The two GP-led groups which plan and purchase healthcare services across Central Lancashire have rejected a proposed merger which would have saved around £400,000 per year.

The Greater Preston and Chorley and South Ribble Clinical Commissioning Groups (CCGs) already share the vast majority of their staff and are run by the same executive team.

However, they each have a separate governing body made up of five GP directors and lay members from their respective areas.   

The membership of each CGG – which comprises every practice in the locality – was asked to vote on whether they should become a single organisation.  

But the proposal was roundly rejected, with 95 percent against the idea in Preston and 63 percent voting it down in Chorley and South Ribble.

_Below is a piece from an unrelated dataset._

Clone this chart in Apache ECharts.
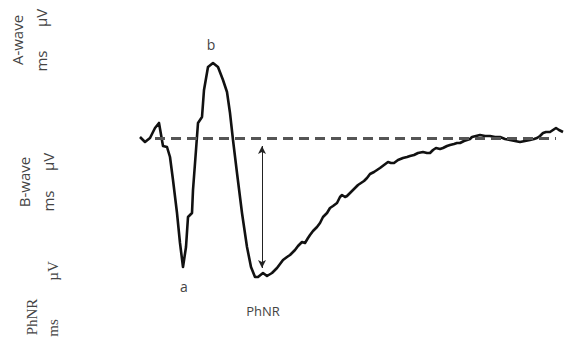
<!DOCTYPE html>
<html>
<head>
<meta charset="utf-8">
<script src="https://cdn.jsdelivr.net/npm/echarts@6/dist/echarts.min.js"></script>
<style>
  html, body { margin: 0; padding: 0; background: #fff; }
  #chart { width: 564px; height: 347px; }
</style>
</head>
<body>
<div id="chart"></div>
<script>
// 波形 (x: 时间, y: 振幅, 以基线为 0)
var waveX = [140, 145, 150, 155, 159, 163, 167, 170, 173, 177, 180, 183, 186, 188, 192, 193, 196, 198, 202, 204,
  208, 213, 218, 223, 227, 230, 233, 237, 242, 247, 251, 255, 258, 263, 267, 272, 277,
  283, 287, 290, 293, 295, 298, 302, 305, 308, 310, 313, 317, 320, 323, 327, 330, 333, 337, 340, 342,
  345, 347, 350, 353, 356, 358, 361, 364, 367, 370, 374, 377, 380, 384, 388, 391, 394, 398, 403, 407,
  410, 414, 418, 423, 427, 430, 433, 436, 440, 443, 447, 450, 454, 457, 460, 464, 467, 470, 472, 476,
  480, 485, 490, 495, 500, 505, 510, 515, 520, 525, 530, 534, 537, 540, 543, 546, 550, 553, 556, 559, 563];
var waveY = [1, -4, 0, 10, 15, -8, -9, -19, -42, -75, -105, -129, -109, -79, -75, -52, -12, 15, 21, 48,
  71, 75, 71, 58, 46, 25, -2, -35, -75, -109, -129, -139, -139, -135, -138, -135, -130,
  -122, -119, -117, -114, -112, -108, -104, -105, -100, -97, -93, -89, -85, -79, -75, -70, -68, -65, -59, -57,
  -59, -58, -55, -52, -49, -47, -45, -43, -40, -36, -34, -32, -30, -27, -24, -25, -25, -22, -20, -19,
  -18, -17, -15, -14, -15, -15, -12, -10, -11, -10, -8, -7, -6, -5, -5, -3, -2, -1, 1, 2,
  3, 2, 2, 1, 1, -1, -2, -3, -4, -3, -2, -1, 0, 2, 5, 6, 6, 8, 10, 8, 6];
// 基线 (虚线) 起止
var baseStart = 155;
var baseEnd = 556;
// PhNR 箭头
var arrowX = 262;
var arrowTop = -8;
var arrowBottom = -130;

var chart = echarts.init(document.getElementById("chart"), null, { renderer: "svg" });

var points = waveX.map(function (x, i) { return [x, waveY[i]]; });

function label(text, x, y, font, rotate) {
  return {
    type: "text", x: x, y: y, rotation: rotate ? Math.PI / 2 : 0,
    style: { text: text, font: font, fill: "#444", align: "center", verticalAlign: "middle" }
  };
}
var sans = "15px 'Open Sans'";
var serif = "15px 'Liberation Serif'";

chart.setOption({
  animation: false,
  grid: { left: 0, right: 0, top: 0, bottom: 0 },
  xAxis: { type: "value", min: 0, max: 564, show: false },
  yAxis: { type: "value", min: -209, max: 138, show: false },
  series: [
    {
      type: "line",
      data: points,
      symbol: "none",
      lineStyle: { color: "#111", width: 2.6, join: "round" },
      z: 3,
      markLine: {
        silent: true,
        symbol: "none",
        label: { show: false },
        data: [
          [
            { coord: [baseStart, 0], lineStyle: { type: [10, 6], color: "#555", width: 3 } },
            { coord: [baseEnd, 0] }
          ]
        ]
      }
    },
    {
      type: "line",
      data: [],
      markLine: {
        silent: true,
        symbol: ["arrow", "arrow"],
        symbolSize: [6, 8],
        label: { show: false },
        lineStyle: { type: "solid", color: "#222", width: 1 },
        data: [
          [{ coord: [arrowX, arrowTop] }, { coord: [arrowX, arrowBottom] }]
        ]
      }
    }
  ],
  graphic: [
    label("b", 211, 44, "14px 'Open Sans'"),
    label("a", 184, 286, "14px 'Open Sans'"),
    label("PhNR", 263, 311, "13px 'Open Sans'"),

    label("A-wave", 17, 40, sans, true),
    label("ms", 41, 61, sans, true),
    label("µV", 41, 18, sans, true),
    label("B-wave", 24, 182, sans, true),
    label("ms", 48, 201, sans, true),
    label("µV", 48, 162, sans, true),
    label("PhNR", 32, 317, serif, true),
    label("ms", 53, 328, serif, true),
    label("µV", 53, 271, serif, true)
  ]
});
</script>
</body>
</html>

The Chorley Citizen understands that the decision has been greeted with dismay by the near 100-strong CCG workforce, some of whom fear that the entire burden of £1.2m in cost savings which need to be made this year will now fall on them.  

One staff member said colleagues felt as though some GP directors had pressed for members to maintain the status quo.   

But Dr Sumantra Mukerji, chair of the Greater Preston CCG, said GP members would have “weighed up the pros and cons and come to their own conclusions”.

“They are smart people – and I think they have looked at what is right for their patients,” said Dr Mukerji, who stressed that he was not speaking on behalf of the membership and had to remain neutral as a CCG chair.

Dr Mukerji added that the clinical input provided by GP directors to the work of the CCG was “absolutely vital”. 

According to the latest accounts, those GP directors receive between £35,000 and £65,000 per year for working between two and three half-day sessions per week. The chairs of the two organisations receive between £115,000 and £120,000 annually, including pension contributions.

The creation of a single governing body would have contributed to about a third of the required savings in CCG running costs which have been demanded by the government during 2019/20.    

Dr Gora Bangi, chair of Chorley and South Ribble CCG, said that he took seriously the potential implications of the decision for staff.

“I’ll leave no stone unturned if even one staff member has to lose their job. I’m also absolutely clear that we need to reflect on this whole piece of work and [ensure] that we learn from it,” Dr. Bangi said.

Denis Gizzi, chief officer at both CCGs, said that all governing body members have to comply with strict policies to manage conflicts of interest – and that independent lay members had been assured that they had done so throughout the month which members were given to decide how to vote.

“My staff might think that it wasn’t such a good decision, because there was an obvious way to make savings and [members] haven’t taken it.

“My role is to keep engaging the staff and explaining that there are many ways of achieving that savings target without a merger – [which] wasn’t going to deliver it in full anyway.

“We are already very management efficient in Central Lancashire – we’ve got one team running two CCGs.  So it could be argued that it’s a bit unfair to ask us to make 20 percent savings, but the rules are the rules.

“I’m confident we can do it without a merger,” Mr. Gizzi added.